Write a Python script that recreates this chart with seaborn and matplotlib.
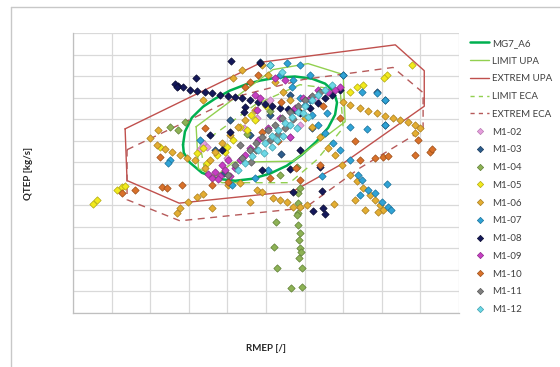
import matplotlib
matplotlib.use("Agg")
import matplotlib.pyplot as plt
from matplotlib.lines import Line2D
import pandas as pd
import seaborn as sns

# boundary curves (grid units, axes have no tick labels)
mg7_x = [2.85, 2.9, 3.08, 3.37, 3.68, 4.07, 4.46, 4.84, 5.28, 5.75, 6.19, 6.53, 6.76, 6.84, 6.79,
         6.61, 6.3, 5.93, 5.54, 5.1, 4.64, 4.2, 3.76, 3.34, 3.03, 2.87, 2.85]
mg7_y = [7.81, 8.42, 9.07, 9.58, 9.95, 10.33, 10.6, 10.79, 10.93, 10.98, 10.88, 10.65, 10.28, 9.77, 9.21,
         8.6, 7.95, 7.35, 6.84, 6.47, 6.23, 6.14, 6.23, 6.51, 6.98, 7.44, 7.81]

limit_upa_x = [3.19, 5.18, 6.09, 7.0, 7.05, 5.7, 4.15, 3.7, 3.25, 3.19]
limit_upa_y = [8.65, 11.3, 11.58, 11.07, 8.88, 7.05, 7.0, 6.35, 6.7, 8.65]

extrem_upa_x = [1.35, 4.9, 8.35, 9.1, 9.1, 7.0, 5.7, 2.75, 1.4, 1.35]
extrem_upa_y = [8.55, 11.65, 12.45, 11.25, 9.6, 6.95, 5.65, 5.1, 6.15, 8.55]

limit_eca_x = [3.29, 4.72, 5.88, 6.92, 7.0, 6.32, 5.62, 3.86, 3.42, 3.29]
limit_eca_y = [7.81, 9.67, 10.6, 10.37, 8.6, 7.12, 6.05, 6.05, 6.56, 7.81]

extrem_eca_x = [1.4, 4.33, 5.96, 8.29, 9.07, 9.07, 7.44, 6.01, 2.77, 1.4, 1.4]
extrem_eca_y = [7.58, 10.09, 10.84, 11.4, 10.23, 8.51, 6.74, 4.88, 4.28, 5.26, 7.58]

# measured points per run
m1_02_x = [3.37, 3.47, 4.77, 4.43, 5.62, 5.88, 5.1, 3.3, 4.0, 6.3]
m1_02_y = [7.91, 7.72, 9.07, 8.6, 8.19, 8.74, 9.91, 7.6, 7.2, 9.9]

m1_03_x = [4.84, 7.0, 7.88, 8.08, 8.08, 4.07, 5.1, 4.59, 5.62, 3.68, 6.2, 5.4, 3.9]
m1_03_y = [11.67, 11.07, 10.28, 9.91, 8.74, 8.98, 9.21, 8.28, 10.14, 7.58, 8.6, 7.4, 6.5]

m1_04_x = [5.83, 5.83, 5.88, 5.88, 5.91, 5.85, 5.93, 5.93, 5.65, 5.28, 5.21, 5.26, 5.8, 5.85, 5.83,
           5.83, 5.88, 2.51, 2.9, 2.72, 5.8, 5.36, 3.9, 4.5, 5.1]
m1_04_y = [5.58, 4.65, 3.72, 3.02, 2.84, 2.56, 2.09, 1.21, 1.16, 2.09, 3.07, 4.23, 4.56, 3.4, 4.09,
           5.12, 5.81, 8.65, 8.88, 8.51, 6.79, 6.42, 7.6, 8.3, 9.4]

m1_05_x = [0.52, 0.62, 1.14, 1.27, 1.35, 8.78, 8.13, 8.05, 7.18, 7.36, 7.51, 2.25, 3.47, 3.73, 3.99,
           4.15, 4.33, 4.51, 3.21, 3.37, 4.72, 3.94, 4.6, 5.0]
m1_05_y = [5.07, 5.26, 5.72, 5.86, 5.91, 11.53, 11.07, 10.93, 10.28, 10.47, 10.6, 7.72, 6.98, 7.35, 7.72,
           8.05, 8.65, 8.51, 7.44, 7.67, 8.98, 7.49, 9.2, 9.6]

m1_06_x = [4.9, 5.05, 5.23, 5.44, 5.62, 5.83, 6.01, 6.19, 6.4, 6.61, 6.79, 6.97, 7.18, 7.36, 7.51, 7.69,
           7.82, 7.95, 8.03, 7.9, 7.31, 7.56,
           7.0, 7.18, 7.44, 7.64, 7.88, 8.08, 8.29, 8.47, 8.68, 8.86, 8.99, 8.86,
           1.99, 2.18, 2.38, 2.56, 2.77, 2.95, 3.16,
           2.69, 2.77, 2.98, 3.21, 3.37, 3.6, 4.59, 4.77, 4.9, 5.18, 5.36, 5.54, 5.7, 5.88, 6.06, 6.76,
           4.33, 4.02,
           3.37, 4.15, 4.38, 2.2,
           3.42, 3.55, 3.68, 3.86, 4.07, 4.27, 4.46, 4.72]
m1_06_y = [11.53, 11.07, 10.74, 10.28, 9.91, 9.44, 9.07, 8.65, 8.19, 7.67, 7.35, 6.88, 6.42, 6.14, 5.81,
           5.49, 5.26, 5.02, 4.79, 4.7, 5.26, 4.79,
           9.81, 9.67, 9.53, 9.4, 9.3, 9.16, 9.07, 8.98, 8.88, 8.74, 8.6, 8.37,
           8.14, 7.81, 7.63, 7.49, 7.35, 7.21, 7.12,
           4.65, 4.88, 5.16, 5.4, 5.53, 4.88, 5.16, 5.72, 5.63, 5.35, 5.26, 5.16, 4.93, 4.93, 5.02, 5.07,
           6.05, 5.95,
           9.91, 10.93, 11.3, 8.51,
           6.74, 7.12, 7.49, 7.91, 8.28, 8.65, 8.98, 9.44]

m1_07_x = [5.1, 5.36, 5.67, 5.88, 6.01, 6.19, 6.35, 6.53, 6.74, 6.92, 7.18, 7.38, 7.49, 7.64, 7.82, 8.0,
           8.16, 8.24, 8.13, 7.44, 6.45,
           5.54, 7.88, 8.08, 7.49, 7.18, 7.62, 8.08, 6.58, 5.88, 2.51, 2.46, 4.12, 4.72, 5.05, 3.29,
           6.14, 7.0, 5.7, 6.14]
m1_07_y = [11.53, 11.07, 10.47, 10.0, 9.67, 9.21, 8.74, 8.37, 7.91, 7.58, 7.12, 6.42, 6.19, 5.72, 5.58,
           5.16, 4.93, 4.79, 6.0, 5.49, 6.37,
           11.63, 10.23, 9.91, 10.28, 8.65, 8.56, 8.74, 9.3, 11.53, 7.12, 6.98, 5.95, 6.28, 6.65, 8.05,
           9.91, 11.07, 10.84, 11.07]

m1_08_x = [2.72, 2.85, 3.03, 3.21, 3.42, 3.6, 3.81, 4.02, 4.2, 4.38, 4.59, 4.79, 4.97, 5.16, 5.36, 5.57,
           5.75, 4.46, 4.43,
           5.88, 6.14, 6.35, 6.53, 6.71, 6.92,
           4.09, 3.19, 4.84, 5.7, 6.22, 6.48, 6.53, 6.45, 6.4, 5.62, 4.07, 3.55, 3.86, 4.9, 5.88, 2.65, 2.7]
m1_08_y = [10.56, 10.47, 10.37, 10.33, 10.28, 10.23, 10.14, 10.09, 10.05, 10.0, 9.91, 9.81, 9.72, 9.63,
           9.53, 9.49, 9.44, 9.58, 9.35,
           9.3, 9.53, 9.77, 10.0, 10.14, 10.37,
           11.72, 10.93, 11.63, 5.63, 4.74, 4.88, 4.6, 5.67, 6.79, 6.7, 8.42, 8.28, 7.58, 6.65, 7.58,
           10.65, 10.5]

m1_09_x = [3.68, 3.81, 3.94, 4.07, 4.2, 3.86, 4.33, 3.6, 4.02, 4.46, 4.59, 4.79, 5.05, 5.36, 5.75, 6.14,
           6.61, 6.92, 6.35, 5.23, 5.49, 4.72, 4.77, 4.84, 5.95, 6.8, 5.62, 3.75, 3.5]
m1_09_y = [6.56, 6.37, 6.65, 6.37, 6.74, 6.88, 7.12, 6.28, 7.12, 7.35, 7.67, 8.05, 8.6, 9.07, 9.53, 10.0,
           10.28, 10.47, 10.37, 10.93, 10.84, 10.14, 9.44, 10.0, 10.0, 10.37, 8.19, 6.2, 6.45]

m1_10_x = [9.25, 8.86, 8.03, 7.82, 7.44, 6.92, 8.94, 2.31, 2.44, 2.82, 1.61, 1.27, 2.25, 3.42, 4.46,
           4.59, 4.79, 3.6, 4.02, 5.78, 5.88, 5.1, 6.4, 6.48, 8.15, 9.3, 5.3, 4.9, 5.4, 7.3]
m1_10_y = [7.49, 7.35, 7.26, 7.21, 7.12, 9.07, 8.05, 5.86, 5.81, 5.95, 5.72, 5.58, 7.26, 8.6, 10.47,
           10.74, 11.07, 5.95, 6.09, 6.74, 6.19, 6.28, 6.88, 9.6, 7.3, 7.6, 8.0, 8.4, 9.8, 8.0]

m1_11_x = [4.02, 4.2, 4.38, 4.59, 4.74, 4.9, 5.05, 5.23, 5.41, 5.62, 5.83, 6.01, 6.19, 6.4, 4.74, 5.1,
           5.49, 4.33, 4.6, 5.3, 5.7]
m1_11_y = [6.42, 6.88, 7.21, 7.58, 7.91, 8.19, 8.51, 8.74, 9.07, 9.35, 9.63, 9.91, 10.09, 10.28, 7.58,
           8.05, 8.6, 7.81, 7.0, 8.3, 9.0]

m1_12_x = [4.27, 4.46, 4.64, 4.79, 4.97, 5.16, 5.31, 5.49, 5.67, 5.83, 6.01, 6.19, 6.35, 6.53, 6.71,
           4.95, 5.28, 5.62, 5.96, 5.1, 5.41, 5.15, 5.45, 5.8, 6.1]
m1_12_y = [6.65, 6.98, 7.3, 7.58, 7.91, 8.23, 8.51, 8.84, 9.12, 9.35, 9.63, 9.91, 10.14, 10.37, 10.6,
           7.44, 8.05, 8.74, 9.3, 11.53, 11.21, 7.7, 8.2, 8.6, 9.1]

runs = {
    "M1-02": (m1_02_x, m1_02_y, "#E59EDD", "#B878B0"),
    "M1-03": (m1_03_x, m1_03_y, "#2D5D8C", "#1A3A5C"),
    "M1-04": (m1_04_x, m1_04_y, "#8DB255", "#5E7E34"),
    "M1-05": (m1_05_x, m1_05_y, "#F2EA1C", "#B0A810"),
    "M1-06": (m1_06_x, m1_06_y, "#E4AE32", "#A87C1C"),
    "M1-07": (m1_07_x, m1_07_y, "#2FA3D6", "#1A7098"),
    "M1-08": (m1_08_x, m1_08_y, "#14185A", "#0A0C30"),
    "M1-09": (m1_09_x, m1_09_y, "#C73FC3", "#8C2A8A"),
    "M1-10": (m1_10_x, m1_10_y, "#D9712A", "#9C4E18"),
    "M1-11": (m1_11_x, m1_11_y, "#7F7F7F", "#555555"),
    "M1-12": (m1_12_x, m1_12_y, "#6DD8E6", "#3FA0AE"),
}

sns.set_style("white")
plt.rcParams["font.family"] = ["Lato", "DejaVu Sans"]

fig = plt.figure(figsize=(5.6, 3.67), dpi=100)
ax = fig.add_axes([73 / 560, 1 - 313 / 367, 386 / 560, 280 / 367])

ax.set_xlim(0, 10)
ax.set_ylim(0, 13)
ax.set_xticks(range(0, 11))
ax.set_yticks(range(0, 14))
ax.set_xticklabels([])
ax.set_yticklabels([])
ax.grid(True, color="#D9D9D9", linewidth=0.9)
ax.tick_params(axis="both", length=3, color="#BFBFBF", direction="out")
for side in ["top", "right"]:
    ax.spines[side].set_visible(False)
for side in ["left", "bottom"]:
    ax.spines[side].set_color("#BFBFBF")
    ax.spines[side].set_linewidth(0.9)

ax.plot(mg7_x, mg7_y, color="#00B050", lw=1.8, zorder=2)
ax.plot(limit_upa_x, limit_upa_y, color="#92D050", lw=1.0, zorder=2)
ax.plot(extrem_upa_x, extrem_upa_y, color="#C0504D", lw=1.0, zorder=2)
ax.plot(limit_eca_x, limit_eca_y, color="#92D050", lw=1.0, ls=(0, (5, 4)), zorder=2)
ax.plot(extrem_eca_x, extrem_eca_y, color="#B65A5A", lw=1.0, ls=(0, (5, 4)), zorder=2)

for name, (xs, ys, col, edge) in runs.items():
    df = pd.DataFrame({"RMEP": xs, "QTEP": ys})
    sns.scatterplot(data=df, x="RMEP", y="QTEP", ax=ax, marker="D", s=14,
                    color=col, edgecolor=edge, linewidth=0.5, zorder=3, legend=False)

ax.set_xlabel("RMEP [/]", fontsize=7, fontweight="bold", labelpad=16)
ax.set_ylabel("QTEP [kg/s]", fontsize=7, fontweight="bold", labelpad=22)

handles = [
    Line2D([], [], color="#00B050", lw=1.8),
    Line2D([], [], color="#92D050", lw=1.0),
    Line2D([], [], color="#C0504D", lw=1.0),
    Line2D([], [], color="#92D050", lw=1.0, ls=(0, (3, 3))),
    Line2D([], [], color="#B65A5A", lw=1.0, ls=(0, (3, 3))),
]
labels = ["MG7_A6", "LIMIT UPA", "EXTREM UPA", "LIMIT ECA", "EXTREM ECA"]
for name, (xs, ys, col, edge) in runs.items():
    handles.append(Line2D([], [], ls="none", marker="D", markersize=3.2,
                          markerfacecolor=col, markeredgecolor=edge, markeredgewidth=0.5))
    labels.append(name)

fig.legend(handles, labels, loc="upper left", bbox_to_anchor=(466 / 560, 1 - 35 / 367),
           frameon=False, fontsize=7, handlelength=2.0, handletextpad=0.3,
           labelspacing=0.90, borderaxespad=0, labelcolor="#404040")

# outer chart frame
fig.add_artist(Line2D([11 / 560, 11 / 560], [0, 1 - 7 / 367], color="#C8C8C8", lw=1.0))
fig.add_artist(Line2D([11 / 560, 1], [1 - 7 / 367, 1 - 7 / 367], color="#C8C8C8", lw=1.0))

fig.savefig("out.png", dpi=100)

→ **Set problem**: Every line from the top of the material above through the line with "import seaborn as sns" should be duplicated exactly, please; leave out the pictures.

→ **Final result**:
Write a Python script that recreates this chart with seaborn and matplotlib.
import matplotlib
matplotlib.use("Agg")
import matplotlib.pyplot as plt
from matplotlib.lines import Line2D
import pandas as pd
import seaborn as sns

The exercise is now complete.